Horror movie villains are traditionally male. While there definitely are slashers where the killer turns out to be female at the end, they’re very uncommon. Even more uncommon, though, is to see female antagonists at the forefront of their own franchise. When you think about it, you may find that it takes some time to call any examples to mind.
But a handful of series have done it. They’re usually not in theaters, they typically go straight to video and fly under the radar, but they are out there. Some of them you’ve probably even heard of. Everyone can likely think of at least one example. But just the fact that you have to think about it to come up with a single example should be all it takes to tell you that there probably aren’t enough out there.
These franchises, whether they originated with their central antagonist or—like Friday the 13th—developed them through the sequels—had great female villains at the forefront. Women who were powerful, funny and legitimately scary all at the same time.
Angela Baker is a preteen camper when we are introduced to her in the original film. But by the time she makes her comeback in Sleepaway Camp 2: Unhappy Campers, she’s already a full-fledged counselor. She’s unique in the fact that she is basically the protagonist and antagonist in nearly all of the Sleepaway Camp films, being a human slasher with no supernatural abilities who has to survive from each entry to the next on her wits alone.

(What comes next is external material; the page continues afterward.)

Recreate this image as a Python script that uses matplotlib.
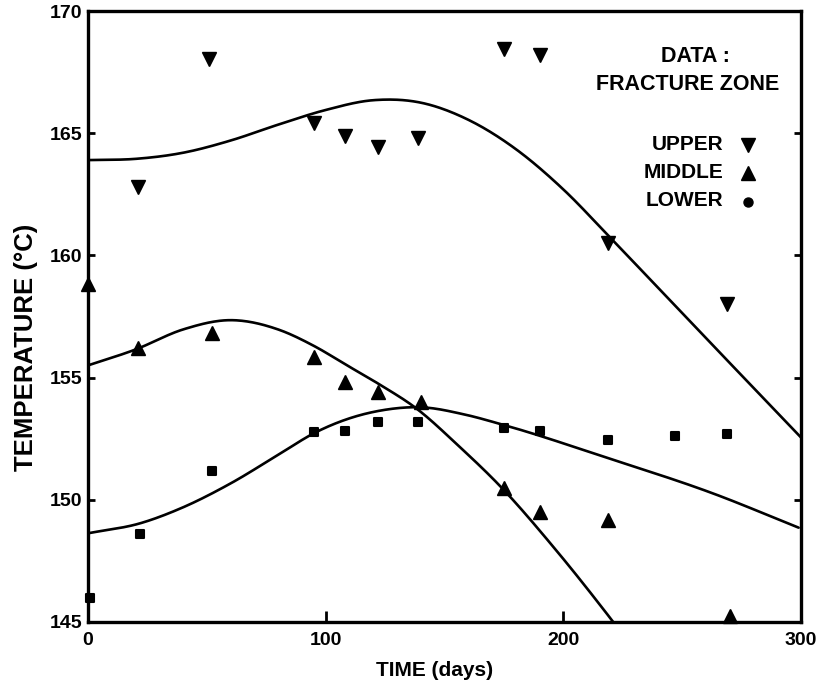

Once again, we have a cult classic, low-budget horror franchise driven by an evil Angela. This Angela, though, is a fiery goth who gets possessed in the original entry and returns to terrorize teens in both Night of the Demons 2 and 3 as well as the remake. This franchise as a whole is really worth checking out for fans of lower-budget, campy horror and Angela is a big part of the reason why.
Baby Firefly may not always be the leader in Rob Zombie’s ‘70’s throwback horror hits, but she keeps the more outwardly unstable Otis and Spaulding together and focused quite a few times. Not to mention the fact that the whole mass-murdering family is led by Mama Firefly, the matriarch of the clan. While Doctor Satan has his part to play in things, this is a female-driven enterprise of fear.
It may not be as memorable as the other entries on this list and only watchable for its absolute campiness, but Witchouse does have its own kind of charm. What appears to be an attempt by Full Moon to cash in on the success of the slightly higher-budgeted Night of the Demons, albeit ten years later, Witchouse and its sequels still make for a good laugh and an evening’s entertainment.
One of the more obvious female-driven franchises, Species had two theatrical releases before ultimately going the route of straight-to-video and Syfy Channel original sequels. Still, it’s a watchable franchise with a standout original, centering on an alien who takes human form and is driven to find a mate at any cost.
While there’s no female killer to speak of in the original Prom Night, the sequel introduces us to Mary Lou Mahoney, a ghostly former prom queen out for revenge. Mary Lou returns for both Prom Night III: The Last Kiss and Prom Night IV: Deliver Us From Evil, making the original the odd man out in a way that is almost similar to Friday the 13th.
People don’t generally think of this one as a series led by a female villain, but it definitely counts. While the Company is the real villain of the Alien franchise, when it comes down to the xenomorphs themselves, it’s all about the Queen. It’s a hive system. The aliens that are generally encountered are just drones, worker bees, but the Queen is the one who runs the ship and tells them what to do. Even if a Queen doesn’t appear in every movie, they’re responsible for the aliens we see in every movie. And when they do appear, it’s something to behold, as Aliens gives us one of the most iconic final showdowns in horror history.
More than simply being a horror series that happens to have a female antagonist/protagonist at the forefront, Ginger Snaps is inherently about the female experience. Everything about it was catered to the experience of what girls encounter during their teenage years, finding an inventive new use of the werewolf metaphor that hadn’t really been explored on film before this. With each entry seeing the return of Emily Perkins and Katharine Isabelle, Ginger Snaps is a more recent trilogy that is definitely worth seeking out.
With only one direct sequel to date, the Carrie franchise is still prominent and Carrie herself is probably the most iconic female villain of all time. Even with everything she does, it’s really hard to call her the true antagonist. But if Margaret White is truly the villain behind each interpretation, well, that still counts. Remade twice, once in 2002 and again in 2013, each new version has its ups and downs but the actresses in the title role have always done a good job. Outside the original, the best of the bunch is The Rage: Carrie 2, which literally sees the power being passed down to a new generation.